▸ **Task instructions**
Reproduce the listing word for word. Skip any image.
## start Material
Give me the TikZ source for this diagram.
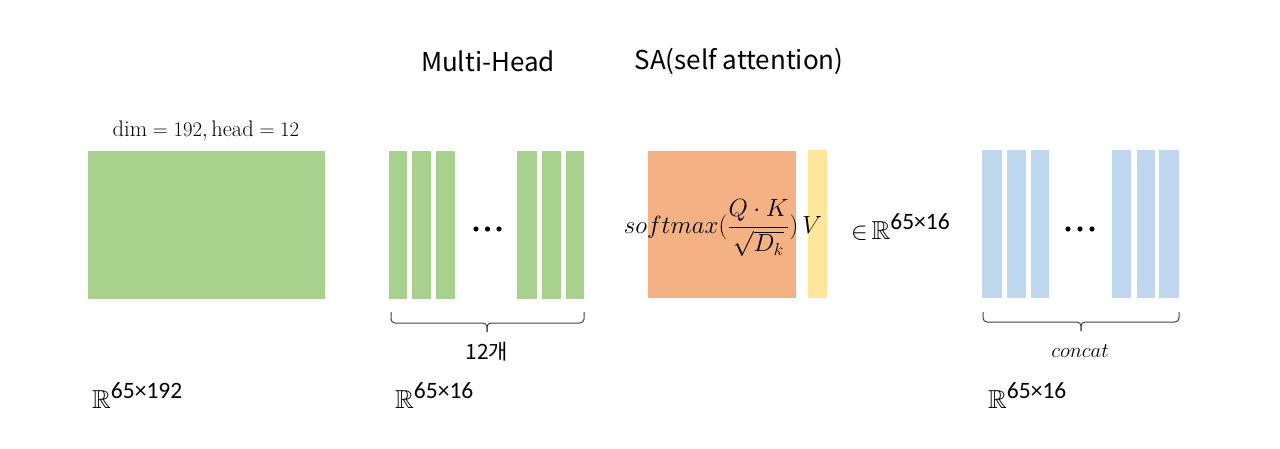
\documentclass[tikz,border=0pt]{standalone}
\usepackage{amsmath,amssymb}
\usepackage{fontspec}
\newfontfamily\krfont{Noto Sans CJK KR}
\newfontfamily\calfont{Carlito}
\definecolor{cgreen}{HTML}{A9D18E}
\definecolor{corange}{HTML}{F4B183}
\definecolor{cyellow}{HTML}{FFE699}
\definecolor{cblue}{HTML}{BDD7EE}
\definecolor{cbrace}{HTML}{404040}
\tikzset{
  brc/.style={draw=cbrace, line width=1pt, rounded corners=4pt},
  dotc/.style={fill=black},
  title/.style={font=\krfont\fontsize{26}{30}\selectfont, inner sep=0pt},
  dimlab/.style={anchor=west, inner sep=0pt},
}
\newcommand{\Rdim}[1]{{\fontsize{26}{30}\selectfont$\mathbb{R}$}\raisebox{10pt}{\calfont\fontsize{23.5}{26}\selectfont #1}}
\begin{document}
\begin{tikzpicture}[x=1pt, y=-1pt]
\useasboundingbox (0,0) rectangle (1280,449);
% titles
\node[title] (mh) at (488,61) {Multi-Head};
\node[title] (sa) at (739,61) {SA(self attention)};
% dim label
\node[inner sep=0pt] (dimhead) at (206,131) {\fontsize{22.5}{26}\selectfont$\mathrm{dim}=192, \mathrm{head}=12$};
% big green block
\fill[cgreen] (88,151) rectangle (325,299);
% multi-head strips
\foreach \a/\b in {389/407, 412/431, 436/455, 517/537, 542/561, 566/584}
  \fill[cgreen] (\a,151) rectangle (\b,299);
\foreach \x in {476,487.5,499} \fill[dotc] (\x,229) circle (2.6);
\coordinate (b1l) at (391,312);
\coordinate (b1r) at (584,312);
\coordinate (b1m) at (487,323);
\coordinate (b1t) at (487,332);
\draw[brc] (b1l) |- (b1m) -- (b1t);
\draw[brc] (b1r) |- (b1m) -- (b1t);
\node[inner sep=0pt] (cnt) at (487,352) {\krfont\fontsize{21}{24}\selectfont 12개};
% attention
\fill[corange] (648,151) rectangle (796,298);
\fill[cyellow] (808,150) rectangle (827,298);
\node[inner sep=0pt] (formula) at (723,228) {\fontsize{25}{30}\selectfont$softmax(\dfrac{Q\cdot K}{\sqrt{D_k}})\,V$};
\node[dimlab] (inR) at (851,227) {\fontsize{23}{26}\selectfont$\in$\,\Rdim{65×16}};
% blue strips
\foreach \a/\b in {982/1002, 1007/1026, 1031/1049, 1112/1131, 1137/1155, 1159/1179}
  \fill[cblue] (\a,150) rectangle (\b,298);
\foreach \x in {1068,1080,1092} \fill[dotc] (\x,229) circle (2.6);
\coordinate (b2l) at (983,312);
\coordinate (b2r) at (1179,312);
\coordinate (b2m) at (1081,322);
\coordinate (b2t) at (1081,331);
\draw[brc] (b2l) |- (b2m) -- (b2t);
\draw[brc] (b2r) |- (b2m) -- (b2t);
\node[inner sep=0pt] (concat) at (1080,351) {\fontsize{22}{26}\selectfont$concat$};
% bottom dims
\node[dimlab] (r1) at (92,396) {\Rdim{65×192}};
\node[dimlab] (r2) at (395,396) {\Rdim{65×16}};
\node[dimlab] (r3) at (988,396) {\Rdim{65×16}};
\end{tikzpicture}
\end{document}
## end Material
▸ **Solution**
Give me the TikZ source for this diagram.
\documentclass[tikz,border=0pt]{standalone}
\usepackage{amsmath,amssymb}
\usepackage{fontspec}
\newfontfamily\krfont{Noto Sans CJK KR}
\newfontfamily\calfont{Carlito}
\definecolor{cgreen}{HTML}{A9D18E}
\definecolor{corange}{HTML}{F4B183}
\definecolor{cyellow}{HTML}{FFE699}
\definecolor{cblue}{HTML}{BDD7EE}
\definecolor{cbrace}{HTML}{404040}
\tikzset{
  brc/.style={draw=cbrace, line width=1pt, rounded corners=4pt},
  dotc/.style={fill=black},
  title/.style={font=\krfont\fontsize{26}{30}\selectfont, inner sep=0pt},
  dimlab/.style={anchor=west, inner sep=0pt},
}
\newcommand{\Rdim}[1]{{\fontsize{26}{30}\selectfont$\mathbb{R}$}\raisebox{10pt}{\calfont\fontsize{23.5}{26}\selectfont #1}}
\begin{document}
\begin{tikzpicture}[x=1pt, y=-1pt]
\useasboundingbox (0,0) rectangle (1280,449);
% titles
\node[title] (mh) at (488,61) {Multi-Head};
\node[title] (sa) at (739,61) {SA(self attention)};
% dim label
\node[inner sep=0pt] (dimhead) at (206,131) {\fontsize{22.5}{26}\selectfont$\mathrm{dim}=192, \mathrm{head}=12$};
% big green block
\fill[cgreen] (88,151) rectangle (325,299);
% multi-head strips
\foreach \a/\b in {389/407, 412/431, 436/455, 517/537, 542/561, 566/584}
  \fill[cgreen] (\a,151) rectangle (\b,299);
\foreach \x in {476,487.5,499} \fill[dotc] (\x,229) circle (2.6);
\coordinate (b1l) at (391,312);
\coordinate (b1r) at (584,312);
\coordinate (b1m) at (487,323);
\coordinate (b1t) at (487,332);
\draw[brc] (b1l) |- (b1m) -- (b1t);
\draw[brc] (b1r) |- (b1m) -- (b1t);
\node[inner sep=0pt] (cnt) at (487,352) {\krfont\fontsize{21}{24}\selectfont 12개};
% attention
\fill[corange] (648,151) rectangle (796,298);
\fill[cyellow] (808,150) rectangle (827,298);
\node[inner sep=0pt] (formula) at (723,228) {\fontsize{25}{30}\selectfont$softmax(\dfrac{Q\cdot K}{\sqrt{D_k}})\,V$};
\node[dimlab] (inR) at (851,227) {\fontsize{23}{26}\selectfont$\in$\,\Rdim{65×16}};
% blue strips
\foreach \a/\b in {982/1002, 1007/1026, 1031/1049, 1112/1131, 1137/1155, 1159/1179}
  \fill[cblue] (\a,150) rectangle (\b,298);
\foreach \x in {1068,1080,1092} \fill[dotc] (\x,229) circle (2.6);
\coordinate (b2l) at (983,312);
\coordinate (b2r) at (1179,312);
\coordinate (b2m) at (1081,322);
\coordinate (b2t) at (1081,331);
\draw[brc] (b2l) |- (b2m) -- (b2t);
\draw[brc] (b2r) |- (b2m) -- (b2t);
\node[inner sep=0pt] (concat) at (1080,351) {\fontsize{22}{26}\selectfont$concat$};
% bottom dims
\node[dimlab] (r1) at (92,396) {\Rdim{65×192}};
\node[dimlab] (r2) at (395,396) {\Rdim{65×16}};
\node[dimlab] (r3) at (988,396) {\Rdim{65×16}};
\end{tikzpicture}
\end{document}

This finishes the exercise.